Carolyn gives me a ticket to the Royal Botanical Gardens show that’s coming up in mid-April. The Squires are going to have a booth there but, although by that time, Keith has plants in bloom, he won’t be selling any at the show.
“They would have a fit if I bought any plants in – because of my soil. The greenhouse men would get the screaming heebie-geebies to think of my methods. They’re operating in a sterile environment – and if some little bug does get in there, he’s in heaven.
“I don’t kill bugs. I make my own soil mix, pasteurized to kill weed seeds. But I don’t sterilize it, that would kill everything, all the good, all the bad. It’s like pasteurized milk. Take it up to a certain heat, up to 100 Celsius. Sterilizing it – you’re taking it beyond that and you kill everything. I don’t want to kill everything! There’s lots of good things in the soil - 100 Celsius will kill the weed seeds. Most of them. I’m working with nature. Not against it.
“It’s fairly common to have soil that’s got some kind of natural contamination. There’s some counties in New York State we can’t bring plants in from because they’ve got nematodes. And of course you can’t bring anything from Europe. A lot of these problems are related to a milder climate. In our climate – they can’t make it through the winter.
“That’s why my plants are in the hoop house. Unlike the perennials in your garden, which are protected from the cold by a blanket of snow, my plants are out there. The plastic keeps them out of the wind. But if it’s minus 25 outside, it’s minus 25 in the hoop house. That should take care of most bugs.
“Soil is heavy. When a grower switches to container growing he is going to switch to a soilless mix because the weight of real soil. With the quantities that grower is moving, he has to have staff that can carry more than one at a time. If he has it in a two-gallon pot, in an 8-inch pot, they can carry two and three in each hand. It weighs nothing. He as the employer is getting value from his employees because they can carry four and six plants at a time when they’re moving them from one place to another.
“Our mix?
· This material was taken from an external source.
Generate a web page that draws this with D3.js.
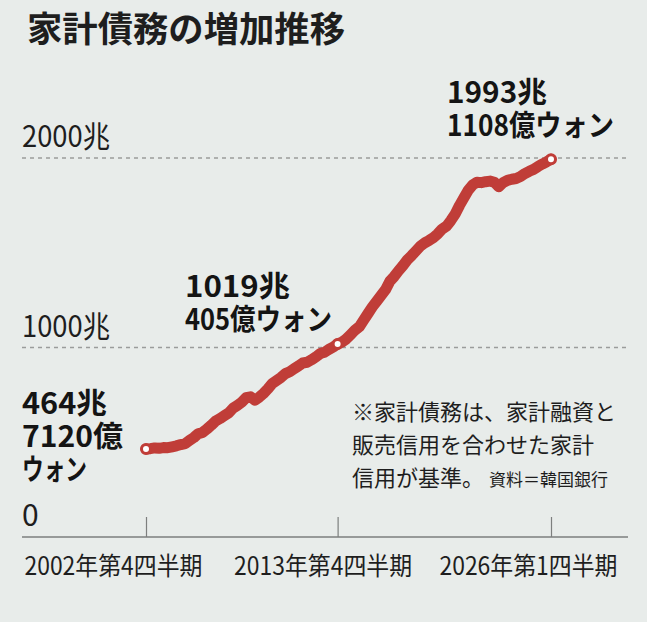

Well, three soil, one peat, one perlite - I guess that’s what we do. Roughly. It’s mixed by hand, it’s not precise. The soil is good Niagara Escarpment clay."
The topsoil was removed when the property was graded to make a level space for the hoop houses (also known as poly houses, for their polyethylene covers) and garden centre. The land used to have an escarpment “roll” to it, a series of mounds, with the driveway that runs behind the garden centre marking the high point. So behind the second row of hoop houses there’s a huge pile of soil that got pushed back there in 1989.
“There’s probably 200 years’ worth of topsoil there,” Keith says, displaying the satisfaction of one who has made splendid provision for the future.